Give back the full listing verbatim, apart from its images.
== Data
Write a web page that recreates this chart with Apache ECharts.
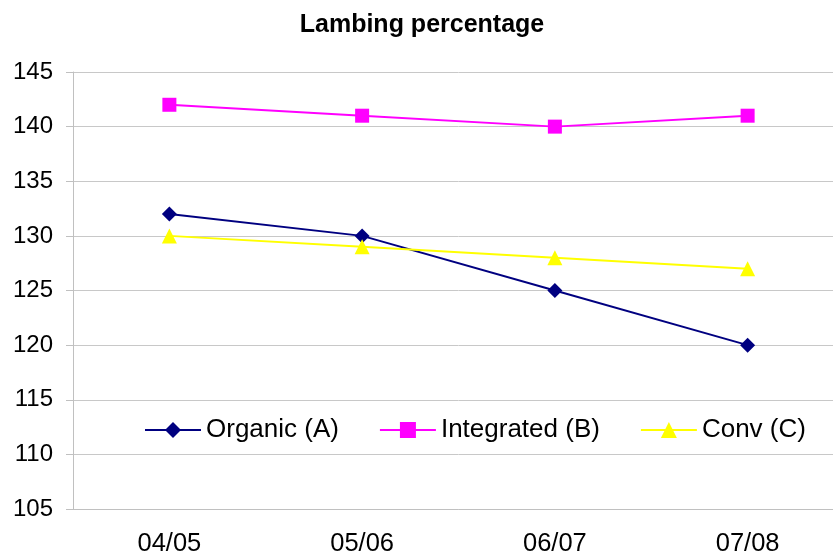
<!DOCTYPE html>
<html>
<head>
<meta charset="utf-8">
<script src="https://cdn.jsdelivr.net/npm/echarts@6/dist/echarts.min.js"></script>
<style>
  html, body { margin: 0; padding: 0; background: #fff; overflow: hidden; }
  #chart { width: 844px; height: 560px; }
</style>
</head>
<body>
<div id="chart"></div>
<script>
// plot area runs past the right edge of the picture, so the div is a bit wider than the window
const seasons = ['04/05', '05/06', '06/07', '07/08'];
const organic = [132, 130, 125, 120];
const integrated = [142, 141, 140, 141];
const conv = [130, 129, 128, 127];

const font = 'Liberation Sans, Arial, sans-serif';
const chart = echarts.init(document.getElementById('chart'));
chart.setOption({
    animation: false,
    title: {
        text: 'Lambing percentage',
        left: 'center',
        top: 8,
        textStyle: { fontFamily: font, fontSize: 25, fontWeight: 'bold', color: '#000' }
    },
    legend: {
        left: 139,
        top: 412,
        itemWidth: 56,
        itemHeight: 20,
        itemGap: 40,
        textStyle: { fontFamily: font, fontSize: 26, color: '#000' },
        data: ['Organic (A)', 'Integrated (B)', 'Conv (C)']
    },
    grid: { left: 73, top: 72, bottom: 51, right: 0 },
    xAxis: {
        type: 'category',
        data: seasons,
        boundaryGap: true,
        axisLine: { lineStyle: { color: '#c0c0c0', width: 1 } },
        axisTick: { length: 10, lineStyle: { color: '#c0c0c0' } },
        axisLabel: { fontFamily: font, fontSize: 25.5, color: '#000', margin: 22 }
    },
    yAxis: {
        type: 'value',
        min: 105,
        max: 145,
        interval: 5,
        axisLine: { show: true, lineStyle: { color: '#c0c0c0' } },
        axisTick: { show: true, length: 7, lineStyle: { color: '#c0c0c0' } },
        splitLine: { lineStyle: { color: '#c8c8c8' } },
        axisLabel: { fontFamily: font, fontSize: 24, color: '#000', margin: 20 }
    },
    series: [
        {
            name: 'Organic (A)', type: 'line', data: organic,
            symbol: 'diamond', symbolSize: 15,
            lineStyle: { color: '#000080', width: 2 },
            itemStyle: { color: '#000080' }
        },
        {
            name: 'Integrated (B)', type: 'line', data: integrated,
            symbol: 'rect', symbolSize: 14,
            lineStyle: { color: '#ff00ff', width: 2 },
            itemStyle: { color: '#ff00ff' }
        },
        {
            name: 'Conv (C)', type: 'line', data: conv,
            symbol: 'triangle', symbolSize: 15,
            lineStyle: { color: '#ffff00', width: 2 },
            itemStyle: { color: '#ffff00' }
        }
    ]
});
</script>
</body>
</html>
====
Right answer –
Write a web page that recreates this chart with Apache ECharts.
<!DOCTYPE html>
<html>
<head>
<meta charset="utf-8">
<script src="https://cdn.jsdelivr.net/npm/echarts@6/dist/echarts.min.js"></script>
<style>
  html, body { margin: 0; padding: 0; background: #fff; overflow: hidden; }
  #chart { width: 844px; height: 560px; }
</style>
</head>
<body>
<div id="chart"></div>
<script>
// plot area runs past the right edge of the picture, so the div is a bit wider than the window
const seasons = ['04/05', '05/06', '06/07', '07/08'];
const organic = [132, 130, 125, 120];
const integrated = [142, 141, 140, 141];
const conv = [130, 129, 128, 127];

const font = 'Liberation Sans, Arial, sans-serif';
const chart = echarts.init(document.getElementById('chart'));
chart.setOption({
    animation: false,
    title: {
        text: 'Lambing percentage',
        left: 'center',
        top: 8,
        textStyle: { fontFamily: font, fontSize: 25, fontWeight: 'bold', color: '#000' }
    },
    legend: {
        left: 139,
        top: 412,
        itemWidth: 56,
        itemHeight: 20,
        itemGap: 40,
        textStyle: { fontFamily: font, fontSize: 26, color: '#000' },
        data: ['Organic (A)', 'Integrated (B)', 'Conv (C)']
    },
    grid: { left: 73, top: 72, bottom: 51, right: 0 },
    xAxis: {
        type: 'category',
        data: seasons,
        boundaryGap: true,
        axisLine: { lineStyle: { color: '#c0c0c0', width: 1 } },
        axisTick: { length: 10, lineStyle: { color: '#c0c0c0' } },
        axisLabel: { fontFamily: font, fontSize: 25.5, color: '#000', margin: 22 }
    },
    yAxis: {
        type: 'value',
        min: 105,
        max: 145,
        interval: 5,
        axisLine: { show: true, lineStyle: { color: '#c0c0c0' } },
        axisTick: { show: true, length: 7, lineStyle: { color: '#c0c0c0' } },
        splitLine: { lineStyle: { color: '#c8c8c8' } },
        axisLabel: { fontFamily: font, fontSize: 24, color: '#000', margin: 20 }
    },
    series: [
        {
            name: 'Organic (A)', type: 'line', data: organic,
            symbol: 'diamond', symbolSize: 15,
            lineStyle: { color: '#000080', width: 2 },
            itemStyle: { color: '#000080' }
        },
        {
            name: 'Integrated (B)', type: 'line', data: integrated,
            symbol: 'rect', symbolSize: 14,
            lineStyle: { color: '#ff00ff', width: 2 },
            itemStyle: { color: '#ff00ff' }
        },
        {
            name: 'Conv (C)', type: 'line', data: conv,
            symbol: 'triangle', symbolSize: 15,
            lineStyle: { color: '#ffff00', width: 2 },
            itemStyle: { color: '#ffff00' }
        }
    ]
});
</script>
</body>
</html>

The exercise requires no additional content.